The London EV Show 2023
Entering its third year, the London EV Show brings together manufacturers, suppliers, engineers, thought leaders and decision-makers from across the automotive value chain to help drive the future of clean energy transportation forward
The London EV Show is very much a business to business event and an opportunity for industry leaders and enthusiasts within the e-mobility world to network. The tradeshow and conference is now in its third year and the largest of its kind in Europe. It gathers together everyone from International car manufacturers and companies to start-ups over its 15,000sqm space at ExCel London to showcase a range of innovative products and solutions, services and electrification technologies.
Car makers, including Ford (with the Explorer and Mustang Mach-E ), Toyota (bZ4X), Subaru (Solterra), Mercedes (EQE) and Tesla (Model Y) were all present, but I think the star of the show was Lotus who unveiled its charging offerings designed for businesses including an ultra-fast 450 kW DC charger, a modular power cabinet that is suited for spaces that require high energy in order to increase efficiency and minimise charging time, such as motorway rest stops and a unit for charging up to four vehicles at once.
Lotus is using liquid-cooled technologies throughout its suite of commercial charging solutions to make it easier and quicker for EV drivers to charge their vehicles. They have already been deployed in China and are expected to roll out across the majority of European countries and Middle East in Q2 2024, with Germany and Austria following at a later date.
Beyond vehicles, charging systems, battery technologies, and business solutions, this show also holds insightful sessions, panel discussions, Q&As, and investment-focused programs from over 166 speakers. Covering the entire breadth of the entire EV ecosystem the conferences were always packed out. From decarbonizing commercial fleets to fast charging with integrated storage and EV sustainability challenges, from micro mobility to automotive battery design and range, supply chain and market dynamics – just to name a few – every crucial topic was covered.
The show also witnessed some important announcements, including the awarding of contracts for an additional 51 sites for rapid charge points to the event’s esteemed sponsor, charge point operator – Zest, and GLA’s plans for five new ultra rapid electric vehicle charging hubs, supposed to facilitate rapid charging in an impressive 10-30 minutes.
In order to enable a transportation landscape completely dominated by electric vehicles we need to foster collaboration and knowledge sharing between governments, industry players, academia and both private and public stakeholders.

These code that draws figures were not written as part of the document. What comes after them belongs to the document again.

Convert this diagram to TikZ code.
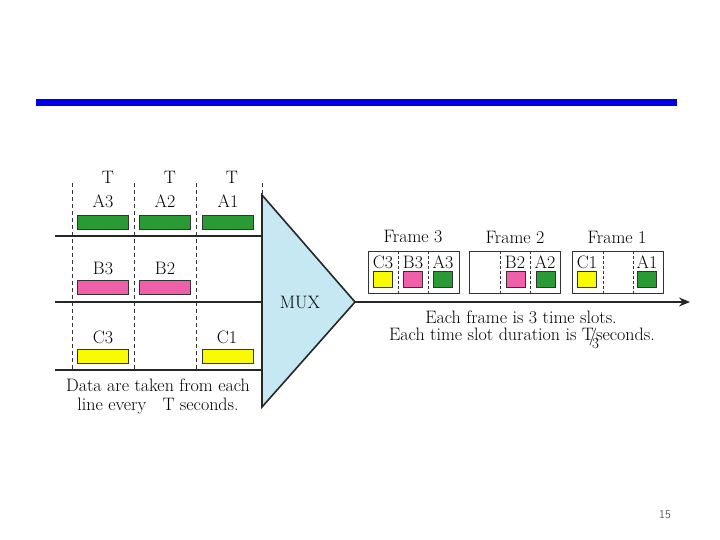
\documentclass[tikz,border=0pt]{standalone}
\usepackage{fontspec}
\usetikzlibrary{arrows.meta}
\definecolor{barblue}{RGB}{0,0,230}
\definecolor{dgreen}{RGB}{42,154,52}
\definecolor{dpink}{RGB}{240,96,170}
\definecolor{dyellow}{RGB}{250,250,0}
\definecolor{muxblue}{RGB}{198,232,242}
\definecolor{pagegray}{RGB}{90,90,90}
\tikzset{
  lbl/.style={inner sep=0pt, text=black, font=\fontsize{18}{21}\selectfont},
  bar/.style={draw=black!80, line width=0.8pt, minimum width=51pt, minimum height=14pt, inner sep=0pt},
  sq/.style={draw=black!80, line width=0.8pt, minimum width=19pt, minimum height=16pt, inner sep=0pt},
  frm/.style={draw=black!80, line width=0.8pt, minimum width=91pt, minimum height=42pt, inner sep=0pt},
  slotsep/.style={draw=black!80, line width=0.7pt, dash pattern=on 3pt off 2pt},
  vdash/.style={draw=black!80, line width=0.8pt, dash pattern=on 4pt off 3pt},
  hline/.style={draw=black!85, line width=1.5pt},
}
\begin{document}
\begin{tikzpicture}[x=1pt,y=-1pt]
\useasboundingbox (0,0) rectangle (720,540);
% title bar
\fill[barblue] (36,99) rectangle (677,106);
% dashed time lines
\foreach \x/\n in {72/d1,134/d2,196/d3}{
  \coordinate (\n t) at (\x,183);
  \coordinate (\n b) at (\x,370);
  \draw[vdash] (\n t) -- (\n b);
}
\coordinate (d4t) at (262,183);
\coordinate (d4b) at (262,195);
\draw[vdash] (d4t) -- (d4b);
% MUX triangle
\coordinate (mt) at (262,195);
\coordinate (mb) at (262,407);
\coordinate (ma) at (355,302);
\filldraw[fill=muxblue, draw=black!85, line width=1.6pt, line join=miter] (mt) -- (ma) -- (mb) -- cycle;
\node[lbl] (mux) at (300,302) {MUX};
% horizontal lines
\foreach \y/\n in {236/h1,302/h2,370/h3}{
  \coordinate (\n l) at (55,\y);
  \coordinate (\n r) at (262,\y);
  \draw[hline] (\n l) -- (\n r);
}
% T labels
\node[lbl] (t1) at (108,177) {T};
\node[lbl] (t2) at (170,177) {T};
\node[lbl] (t3) at (232,177) {T};
% A row
\node[lbl] (la3) at (103,201) {A3};
\node[lbl] (la2) at (165,201) {A2};
\node[lbl] (la1) at (228,201) {A1};
\node[bar, fill=dgreen] (ba3) at (102.5,222) {};
\node[bar, fill=dgreen] (ba2) at (164.5,222) {};
\node[bar, fill=dgreen] (ba1) at (227.5,222) {};
% B row
\node[lbl] (lb3) at (103,268) {B3};
\node[lbl] (lb2) at (165,268) {B2};
\node[bar, fill=dpink] (bb3) at (102.5,287.5) {};
\node[bar, fill=dpink] (bb2) at (164.5,287.5) {};
% C row
\node[lbl] (lc3) at (103,337) {C3};
\node[lbl] (lc1) at (227,337) {C1};
\node[bar, fill=dyellow] (bc3) at (102.5,356) {};
\node[bar, fill=dyellow] (bc1) at (227.5,356) {};
% caption left
\node[lbl] (cap1) at (158,385) {Data are taken from each};
\node[lbl] (cap2) at (158,406) {line every\hspace{0.6em} T seconds.};
% output arrow
\coordinate (aend) at (690,302);
\draw[hline, -{Stealth[length=11pt,width=9pt]}] (ma) -- (aend);
% frames
\node[frm] (f3) at (413.5,272) {};
\node[frm] (f2) at (514.5,272) {};
\node[frm] (f1) at (617.5,272) {};
\node[lbl] (f3l) at (413,237) {Frame 3};
\node[lbl] (f2l) at (515,237) {Frame 2};
\node[lbl] (f1l) at (617,237) {Frame 1};
% frame 3 slots
\coordinate (s31t) at (398,251); \coordinate (s31b) at (398,293);
\coordinate (s32t) at (428,251); \coordinate (s32b) at (428,293);
\draw[slotsep] (s31t) -- (s31b);
\draw[slotsep] (s32t) -- (s32b);
\node[lbl] (f3c) at (383,262) {C3};
\node[lbl] (f3b) at (413,262) {B3};
\node[lbl] (f3a) at (443,262) {A3};
\node[sq, fill=dyellow] (q3c) at (382.5,279) {};
\node[sq, fill=dpink] (q3b) at (413,279) {};
\node[sq, fill=dgreen] (q3a) at (443,279) {};
% frame 2 slots
\coordinate (s21t) at (500,251); \coordinate (s21b) at (500,293);
\coordinate (s22t) at (530,251); \coordinate (s22b) at (530,293);
\draw[slotsep] (s21t) -- (s21b);
\draw[slotsep] (s22t) -- (s22b);
\node[lbl] (f2b) at (515,262) {B2};
\node[lbl] (f2a) at (545,262) {A2};
\node[sq, fill=dpink] (q2b) at (515.5,279) {};
\node[sq, fill=dgreen] (q2a) at (545.5,279) {};
% frame 1 slots
\coordinate (s11t) at (603,251); \coordinate (s11b) at (603,293);
\coordinate (s12t) at (633,251); \coordinate (s12b) at (633,293);
\draw[slotsep] (s11t) -- (s11b);
\draw[slotsep] (s12t) -- (s12b);
\node[lbl] (f1c) at (587,262) {C1};
\node[lbl] (f1a) at (647,262) {A1};
\node[sq, fill=dyellow] (q1c) at (587,279) {};
\node[sq, fill=dgreen] (q1a) at (647,279) {};
% caption right
\node[lbl] (cap3) at (521,317) {Each frame is 3 time slots.};
\node[lbl] (cap4) at (522,338) {Each time slot duration is T\kern-5pt\raisebox{-1pt}{/}\kern-5pt\raisebox{-8pt}{\fontsize{15}{15}\selectfont 3}\kern-3pt seconds.};
% page number
\node[inner sep=0pt, font=\sffamily\fontsize{12}{14}\selectfont, text=pagegray] (pg) at (665,515) {15};
\end{tikzpicture}
\end{document}
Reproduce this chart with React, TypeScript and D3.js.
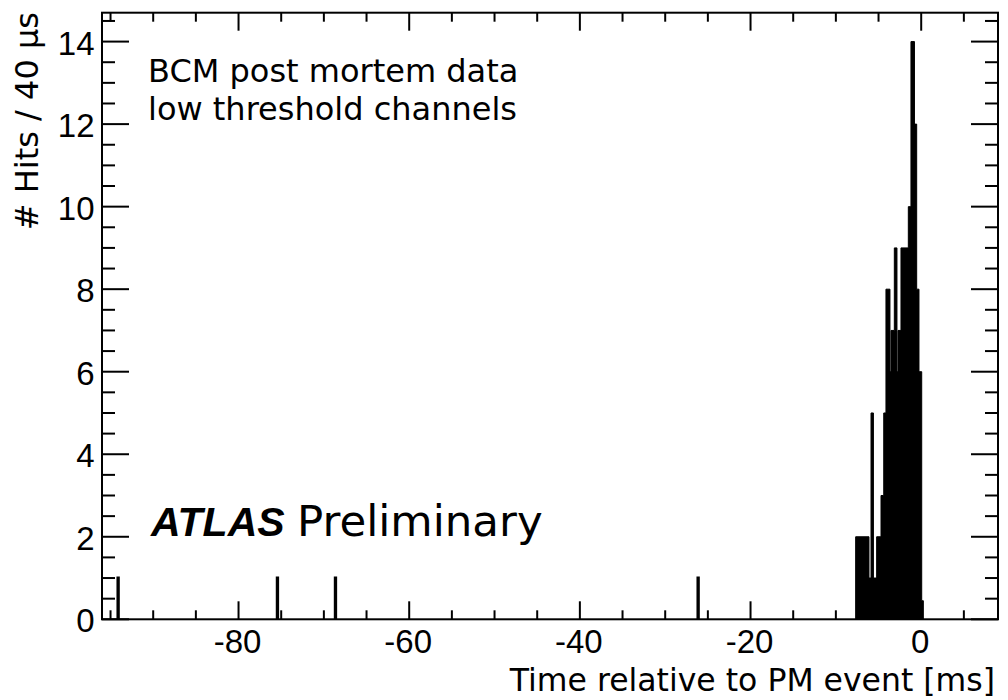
import React from 'react';
import * as d3 from 'd3';

// ---- data ----
const xDomain: [number, number] = [-96, 9];
const yDomain: [number, number] = [0, 14.7];
const xMajorTicks = [-80, -60, -40, -20, 0];
const yMajorTicks = [0, 2, 4, 6, 8, 10, 12, 14];
const binWidth = 0.04; // ms (40 µs)

// isolated single hits far before the event
const isolatedHitTimes = [-94.13, -75.46, -68.66, -26.16];
const isolatedHitCounts = [1, 1, 1, 1];

// dense burst just before the post-mortem event (step envelope: start time, hits)
const burstStarts = [-7.68, -6.12, -5.88, -5.6, -5.22, -4.71, -4.39, -4.13, -3.66, -3.54, -3.15, -2.84, -2.72, -2.37, -1.51, -1.2, -0.79, -0.53, -0.26, 0.06, 0.25];
const burstCounts = [2, 1, 5, 1, 2, 3, 5, 8, 6, 7, 9, 6, 7, 9, 10, 14, 12, 8, 6, 0.45, 0];

const textLines = ['BCM post mortem data', 'low threshold channels'];

const W = 1008;
const H = 700;
const M = { left: 102, right: 998, top: 12.7, bottom: 619.3 };

export default function App() {
  const x = d3.scaleLinear().domain(xDomain).range([M.left, M.right]);
  const y = d3.scaleLinear().domain(yDomain).range([M.bottom, M.top]);

  const xMinor = d3.range(-95, 9, 5).filter((v) => !xMajorTicks.includes(v));
  const yMinor = d3.range(0, 14.7, 0.5).filter((v) => !yMajorTicks.includes(v));

  const burstData = burstStarts.map((t, i) => ({ t, c: burstCounts[i] }));
  const area = d3
    .area<{ t: number; c: number }>()
    .x((d) => x(d.t))
    .y0(y(0))
    .y1((d) => y(d.c))
    .curve(d3.curveStepAfter);
  const burstPath = area(burstData) || '';

  const hitPaths = isolatedHitTimes.map((t, i) => {
    const p = d3.path();
    p.moveTo(x(t), y(0));
    p.lineTo(x(t), y(isolatedHitCounts[i]));
    p.lineTo(x(t + binWidth), y(isolatedHitCounts[i]));
    p.lineTo(x(t + binWidth), y(0));
    return p.toString();
  });

  const tickFont = "'Liberation Sans', Arial, Helvetica, sans-serif";
  const textFont = "'DejaVu Sans', sans-serif";

  return (
    <svg
      width={W}
      height={H}
      viewBox={`0 0 ${W} ${H}`}
      style={{ position: 'absolute', left: 0, top: 0, background: '#fff' }}
    >
      <rect x={0} y={0} width={W} height={H} fill="#fff" />
      {/* histogram */}
      <path d={burstPath} fill="#000" stroke="#000" strokeWidth={1} />
      {hitPaths.map((d, i) => (
        <path key={i} d={d} fill="none" stroke="#000" strokeWidth={3} />
      ))}

      {/* ticks */}
      <g stroke="#000" strokeWidth={2}>
        {xMajorTicks.map((v) => (
          <g key={'xM' + v}>
            <line x1={x(v)} x2={x(v)} y1={M.bottom} y2={M.bottom - 18} />
            <line x1={x(v)} x2={x(v)} y1={M.top} y2={M.top + 18} />
          </g>
        ))}
        {xMinor.map((v) => (
          <g key={'xm' + v}>
            <line x1={x(v)} x2={x(v)} y1={M.bottom} y2={M.bottom - 9} />
            <line x1={x(v)} x2={x(v)} y1={M.top} y2={M.top + 9} />
          </g>
        ))}
        {yMajorTicks.map((v) => (
          <g key={'yM' + v}>
            <line x1={M.left} x2={M.left + 27} y1={y(v)} y2={y(v)} />
            <line x1={M.right} x2={M.right - 27} y1={y(v)} y2={y(v)} />
          </g>
        ))}
        {yMinor.map((v) => (
          <g key={'ym' + v}>
            <line x1={M.left} x2={M.left + 13} y1={y(v)} y2={y(v)} />
            <line x1={M.right} x2={M.right - 13} y1={y(v)} y2={y(v)} />
          </g>
        ))}
      </g>

      {/* frame */}
      <rect
        x={M.left}
        y={M.top}
        width={M.right - M.left}
        height={M.bottom - M.top}
        fill="none"
        stroke="#000"
        strokeWidth={2}
      />

      {/* tick labels */}
      <g fontFamily={tickFont} fontSize={33} fill="#000">
        {xMajorTicks.map((v) => (
          <text key={'xl' + v} x={x(v) - 1} y={653} textAnchor="middle">
            {v}
          </text>
        ))}
        {yMajorTicks.map((v) => (
          <text key={'yl' + v} x={94.5} y={y(v) + 13} textAnchor="end">
            {v}
          </text>
        ))}
      </g>

      {/* axis titles */}
      <text x={995} y={691} textAnchor="end" fontFamily={textFont} fontSize={31.5} fill="#000">
        Time relative to PM event [ms]
      </text>
      <text
        transform="translate(37.5,12) rotate(-90)"
        textAnchor="end"
        fontFamily={textFont}
        fontSize={32}
        fill="#000"
      >
        # Hits / 40 µs
      </text>

      {/* annotations */}
      <g fontFamily={textFont} fontSize={32} fill="#000">
        {textLines.map((s, i) => (
          <text key={i} x={148} y={82 + i * 38}>
            {s}
          </text>
        ))}
      </g>
      <text
        x={151}
        y={536}
        fontFamily={tickFont}
        fontWeight="bold"
        fontStyle="italic"
        fontSize={41}
        fill="#000"
      >
        ATLAS
      </text>
      <text x={297} y={536} fontFamily={textFont} fontSize={43.5} fill="#000">
        Preliminary
      </text>
    </svg>
  );
}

And that's the aim of the London EV Show - to become an institution within the global EV community and see real time business leads close, which explains the number of break-out rooms available!
It was great to see so much hype around EVs and a shared passion to promote the benefits of sustainable transportation and green mobility; however we can't help but feel it could have been bigger and better. Publicity materials quoted more than 300 exhibitors but there were in fact just 140 listed in the event catalogue so we wouldn’t be surprised to find that the supposed 10,000 attendees is also an optimistic figure.
The event did feel very quiet – perhaps because we visited on the first morning but that said it’s a key day in the show calendar for companies to gauge instant market reaction and feedback on their latest product offerings, engage directly with buyers and investors and build strategic business alliances. And you can't undermind the event's success in helping to forge ongoing partnerships, showcase innovative solutions, and bring about transformative policies.